Chroniques

par jérémie szpirglas

Hypermusic prologue
opéra d'Hèctor Parra

Agora / Centre Pompidou, Paris
- 15 juin 2009
Hypermusic prologue, opéra d’Hèctor Parra au festival Agora (IRCAM)
© dr

Agora, ce ne sont plus seulement des Chemins qui bifurquent, mais de gigantesques ponts suspendus lancés vers tous les horizons. Après les aventures culinaires de Bruno Mantovani jeudi dernier [lire notre chronique du 11 juin 2009], c'est au tour d'Hèctor Parra de nous emmener faire un petit tour au pays de la physique des particules et de la cosmologie branaire – une théorie unificatrice de toutes les interactions qui régissent l'univers, dérivée de la célèbre théorie des cordes et développée par la physicienne Lisa Randall, qui s'est d'ailleurs jointe au projet en qualité de librettiste. Et pourquoi pas ? Si les vocabulaires gastronomiques et musicaux sont frères, ceux de la physique et de la musique contemporaine sont, quant à eux, presque jumeaux !

Sur le papier, Hypermusic prologue ressemble à cette œuvre élusive qu'Edgard Varèse a recherchée toute sa vie, vers laquelle il s'est avancé pas à pas sans jamais l'atteindre, d'Hyperprism à Déserts en passant par The-One-All-Alone, Astronomer, Espace, Intégrales, et jusqu'à Poème Électronique.

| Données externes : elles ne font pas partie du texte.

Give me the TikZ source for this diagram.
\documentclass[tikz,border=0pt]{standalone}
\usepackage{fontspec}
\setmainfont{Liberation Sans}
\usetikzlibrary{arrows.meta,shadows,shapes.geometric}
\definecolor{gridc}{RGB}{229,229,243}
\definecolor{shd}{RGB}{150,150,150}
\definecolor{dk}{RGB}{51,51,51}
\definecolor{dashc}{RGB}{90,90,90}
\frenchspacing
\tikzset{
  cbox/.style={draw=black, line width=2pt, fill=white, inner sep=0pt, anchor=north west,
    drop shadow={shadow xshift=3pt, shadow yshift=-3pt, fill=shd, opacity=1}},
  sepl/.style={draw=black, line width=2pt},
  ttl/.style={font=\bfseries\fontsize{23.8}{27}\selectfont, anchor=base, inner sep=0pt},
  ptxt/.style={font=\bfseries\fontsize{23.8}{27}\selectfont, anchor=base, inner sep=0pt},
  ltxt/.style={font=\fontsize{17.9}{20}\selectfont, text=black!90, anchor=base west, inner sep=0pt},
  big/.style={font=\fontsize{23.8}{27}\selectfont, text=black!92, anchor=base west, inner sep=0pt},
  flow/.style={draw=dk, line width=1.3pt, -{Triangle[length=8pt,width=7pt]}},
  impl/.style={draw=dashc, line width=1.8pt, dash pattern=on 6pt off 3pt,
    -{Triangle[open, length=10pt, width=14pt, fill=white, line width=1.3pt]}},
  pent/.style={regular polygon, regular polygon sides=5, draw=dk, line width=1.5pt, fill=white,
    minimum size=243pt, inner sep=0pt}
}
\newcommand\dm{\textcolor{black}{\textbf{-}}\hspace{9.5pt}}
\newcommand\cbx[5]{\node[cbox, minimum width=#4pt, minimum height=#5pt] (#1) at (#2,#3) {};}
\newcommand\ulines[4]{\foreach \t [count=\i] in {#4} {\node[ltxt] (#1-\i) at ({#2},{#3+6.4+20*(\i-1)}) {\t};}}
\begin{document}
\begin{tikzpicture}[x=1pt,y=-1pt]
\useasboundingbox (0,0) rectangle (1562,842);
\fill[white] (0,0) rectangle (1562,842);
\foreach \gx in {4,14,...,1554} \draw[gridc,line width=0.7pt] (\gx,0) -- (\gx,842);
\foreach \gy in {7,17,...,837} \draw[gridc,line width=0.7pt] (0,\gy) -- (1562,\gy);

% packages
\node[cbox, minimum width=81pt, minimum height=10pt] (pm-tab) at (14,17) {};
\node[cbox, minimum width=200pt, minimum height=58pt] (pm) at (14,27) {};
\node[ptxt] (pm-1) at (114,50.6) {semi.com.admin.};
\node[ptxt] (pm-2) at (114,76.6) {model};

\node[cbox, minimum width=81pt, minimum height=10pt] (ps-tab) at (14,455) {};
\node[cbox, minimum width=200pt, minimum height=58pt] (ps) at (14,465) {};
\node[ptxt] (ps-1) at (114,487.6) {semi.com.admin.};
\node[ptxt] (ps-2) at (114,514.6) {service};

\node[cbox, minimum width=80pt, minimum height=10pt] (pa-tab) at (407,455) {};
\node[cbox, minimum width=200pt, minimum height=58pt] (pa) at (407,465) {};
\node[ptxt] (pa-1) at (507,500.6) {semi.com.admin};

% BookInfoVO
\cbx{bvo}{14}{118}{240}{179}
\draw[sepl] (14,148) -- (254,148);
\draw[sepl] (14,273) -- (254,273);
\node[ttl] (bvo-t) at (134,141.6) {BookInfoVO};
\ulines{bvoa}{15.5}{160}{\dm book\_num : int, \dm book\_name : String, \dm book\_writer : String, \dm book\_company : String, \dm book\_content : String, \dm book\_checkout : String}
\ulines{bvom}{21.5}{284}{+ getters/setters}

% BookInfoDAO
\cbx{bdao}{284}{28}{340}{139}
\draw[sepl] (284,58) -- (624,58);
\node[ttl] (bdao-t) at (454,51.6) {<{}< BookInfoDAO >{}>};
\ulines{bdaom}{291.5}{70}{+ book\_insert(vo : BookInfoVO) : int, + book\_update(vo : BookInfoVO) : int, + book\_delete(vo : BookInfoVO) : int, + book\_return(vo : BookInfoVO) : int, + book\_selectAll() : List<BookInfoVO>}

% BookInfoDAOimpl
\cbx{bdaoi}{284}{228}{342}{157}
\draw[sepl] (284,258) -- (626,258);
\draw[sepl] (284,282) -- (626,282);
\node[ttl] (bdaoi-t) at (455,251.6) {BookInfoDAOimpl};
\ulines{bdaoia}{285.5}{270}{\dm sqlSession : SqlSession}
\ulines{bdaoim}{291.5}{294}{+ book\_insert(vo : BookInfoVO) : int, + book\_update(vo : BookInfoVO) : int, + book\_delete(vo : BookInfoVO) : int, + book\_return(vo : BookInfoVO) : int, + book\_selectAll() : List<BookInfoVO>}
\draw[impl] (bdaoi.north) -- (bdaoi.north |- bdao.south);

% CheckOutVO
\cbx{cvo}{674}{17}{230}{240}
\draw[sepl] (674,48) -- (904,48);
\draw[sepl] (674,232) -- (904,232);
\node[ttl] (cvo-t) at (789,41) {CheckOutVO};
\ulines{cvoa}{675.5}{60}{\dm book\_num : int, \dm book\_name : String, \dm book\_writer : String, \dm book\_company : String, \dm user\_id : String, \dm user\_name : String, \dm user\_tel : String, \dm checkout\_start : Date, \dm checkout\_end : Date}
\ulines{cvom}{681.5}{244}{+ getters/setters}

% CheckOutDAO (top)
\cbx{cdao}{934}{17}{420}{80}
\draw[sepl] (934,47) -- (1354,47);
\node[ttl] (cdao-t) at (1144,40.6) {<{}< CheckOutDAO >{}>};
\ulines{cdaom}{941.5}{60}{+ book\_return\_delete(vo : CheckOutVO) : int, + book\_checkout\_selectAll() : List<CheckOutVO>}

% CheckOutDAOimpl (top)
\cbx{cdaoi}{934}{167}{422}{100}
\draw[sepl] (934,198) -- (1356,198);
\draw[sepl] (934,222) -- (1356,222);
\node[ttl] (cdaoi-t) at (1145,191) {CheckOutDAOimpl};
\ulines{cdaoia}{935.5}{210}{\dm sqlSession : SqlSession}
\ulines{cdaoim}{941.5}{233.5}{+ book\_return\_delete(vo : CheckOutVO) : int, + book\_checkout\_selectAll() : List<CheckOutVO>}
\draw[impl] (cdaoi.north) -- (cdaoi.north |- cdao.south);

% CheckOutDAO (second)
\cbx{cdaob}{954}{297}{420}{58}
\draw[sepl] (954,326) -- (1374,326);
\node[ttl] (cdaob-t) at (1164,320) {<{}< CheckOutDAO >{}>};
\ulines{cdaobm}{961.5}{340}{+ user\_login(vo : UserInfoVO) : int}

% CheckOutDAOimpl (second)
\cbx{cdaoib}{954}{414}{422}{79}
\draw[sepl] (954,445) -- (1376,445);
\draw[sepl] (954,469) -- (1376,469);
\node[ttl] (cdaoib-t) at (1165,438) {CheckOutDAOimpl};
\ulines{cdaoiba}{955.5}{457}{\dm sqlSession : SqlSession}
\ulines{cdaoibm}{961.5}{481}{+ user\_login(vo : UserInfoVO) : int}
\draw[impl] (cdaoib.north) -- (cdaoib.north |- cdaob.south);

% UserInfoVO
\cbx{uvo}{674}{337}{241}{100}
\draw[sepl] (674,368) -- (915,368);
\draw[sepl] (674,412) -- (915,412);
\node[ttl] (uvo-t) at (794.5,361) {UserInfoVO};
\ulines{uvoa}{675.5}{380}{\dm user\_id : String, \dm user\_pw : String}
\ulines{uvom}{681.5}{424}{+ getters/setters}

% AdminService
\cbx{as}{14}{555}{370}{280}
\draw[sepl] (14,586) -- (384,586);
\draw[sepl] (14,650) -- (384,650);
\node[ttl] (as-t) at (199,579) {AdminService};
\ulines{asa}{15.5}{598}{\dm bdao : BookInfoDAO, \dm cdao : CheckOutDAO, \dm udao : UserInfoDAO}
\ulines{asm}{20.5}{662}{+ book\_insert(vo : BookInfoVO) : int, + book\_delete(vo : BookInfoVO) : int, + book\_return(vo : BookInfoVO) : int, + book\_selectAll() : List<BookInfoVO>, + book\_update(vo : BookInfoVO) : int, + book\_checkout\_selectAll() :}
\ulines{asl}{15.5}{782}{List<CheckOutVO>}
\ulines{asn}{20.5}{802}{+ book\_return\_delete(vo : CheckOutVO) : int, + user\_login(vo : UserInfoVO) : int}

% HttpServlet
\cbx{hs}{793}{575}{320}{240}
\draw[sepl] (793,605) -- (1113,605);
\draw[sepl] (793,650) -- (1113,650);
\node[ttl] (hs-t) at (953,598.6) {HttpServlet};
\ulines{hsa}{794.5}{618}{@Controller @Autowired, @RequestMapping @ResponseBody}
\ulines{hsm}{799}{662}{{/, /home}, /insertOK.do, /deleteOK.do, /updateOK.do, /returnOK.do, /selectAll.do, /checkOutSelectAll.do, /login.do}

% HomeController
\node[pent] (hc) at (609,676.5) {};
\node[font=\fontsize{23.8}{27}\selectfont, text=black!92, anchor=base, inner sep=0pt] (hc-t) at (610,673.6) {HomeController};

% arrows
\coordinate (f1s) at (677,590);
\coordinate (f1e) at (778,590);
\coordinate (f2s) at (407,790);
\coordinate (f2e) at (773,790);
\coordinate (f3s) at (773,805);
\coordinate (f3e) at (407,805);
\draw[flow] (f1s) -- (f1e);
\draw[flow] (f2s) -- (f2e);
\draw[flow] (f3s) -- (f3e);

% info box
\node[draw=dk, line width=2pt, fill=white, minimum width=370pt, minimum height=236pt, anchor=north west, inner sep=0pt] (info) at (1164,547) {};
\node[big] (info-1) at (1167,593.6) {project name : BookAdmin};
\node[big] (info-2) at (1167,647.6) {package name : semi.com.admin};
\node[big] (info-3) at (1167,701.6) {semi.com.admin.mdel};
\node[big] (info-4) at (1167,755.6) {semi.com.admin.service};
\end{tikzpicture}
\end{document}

Convaincu de l'existence d'une quatrième dimension – concept à la mode à la suite des travaux retentissants d'Einstein, et qui revêtait pour lui, en plus de son intérêt strictement scientifique, une certaine aura mystique –, Varèse entendait sa musique, et ces œuvres-là en particuliers, comme la trace laissée dans notre monde à trois dimensions d'une musique plus vaste, qu'on ne peut appréhender dans son entier – une projection sonore qui n'est pas sans rappeler la projection sur un plan d'un objet en trois dimensions.

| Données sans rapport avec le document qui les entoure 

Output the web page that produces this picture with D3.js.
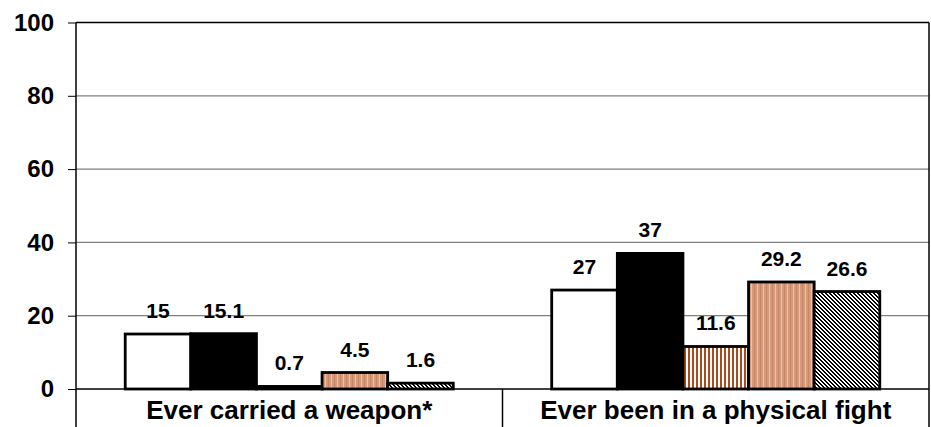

Avec Hypermusic prologue, sous-titré A Projective Opera in Seven Planes, Hèctor Parra et Lisa Randall nous font suivre une histoire d'amour à distance d'un nouveau genre. Celle d'une physicienne, embarquée à la découverte de la cinquième dimension, et de son amant, resté coincé dans notre réalité terre-à-terre à quatre dimensions à peine (le temps restant une variable unidirectionnelle et imperturbable). Toute sorte de parasites et de distorsions dus à cette distance inédite – et avec elle, entre autres choses, la courbure de l'espace et les phénomènes d'augmentation exponentielle de masse ou d'énergie auxquels sont soumis leurs corps et leurs voix – affectent leur dialogue amoureux.

Transposant les concepts élémentaires de la physique (temps, distance, masse, énergie, etc.) en concepts élémentaires musicaux (tempo, rythme, densité spectrale, ambitus, etc.), Hèctor Parra traduit (ou tente de traduire) en musique les phénomènes décrits par le livret – qui représentent, en un sens, la dimension dramaturgique de l'œuvre – à grands renforts d'électronique et d'informatique musicale « made in Ircam ».

Le traitement des voix par informatique en temps réel est une des clefs de ce travail, puisque ce sont ces distorsions qui marquent chacune à leur tour une étape du voyage, font donc avancer l'intrigue. D'une clarté presque classique au début, les voix se font peu à peu haletantes et interrompues à mesure qu'on avance dans la découverte de l'hyperespace – jusqu'à ce que finalement, le très beau baryton James Bobby s'affole de ne plus pouvoir entendre sa bien aimée, incarnée par le soprano Charlotte Ellett dont la grande souplesse vocale jure avec son manque d'aisance scénique.

Si le résultat est, musicalement du moins, souvent d'un grand intérêt – et même d'une grande beauté, grâce à l'interprétation précise et pleine d'à-propos des musiciens de l'Ensemble Intercontemporain –, force est d'avouer que l'opéra, dans son entier, manque son but. Le livret, surtout, s'avère peu compréhensible, trop peu d'informations nous étant données. Quelques petits éclaircissements concernant la théorie elle-même et le vocabulaire auquel elle fait appel (ou au moins un minimum de vulgarisation dans le texte) auraient suffi pour le rendre plus limpide. Dans l'état, opaque et jargonnant, nos efforts pour en suivre l'argument sont si peu récompensés qu'on s'en désintéresse vite : il ne fait que détourner l'attention de la dentelle musicale développée par Hèctor Parra avec un talent rare – qui mêle intelligence, sens de la couleur et imagination –, et nous distraire du fort beau travail visuel de Matthew Ritchie – les textures vidéo, en particulier, sont fascinantes, tour à tour granulaires et magmatiques, très poétiques car se refusant toujours à l'illustration textuelle.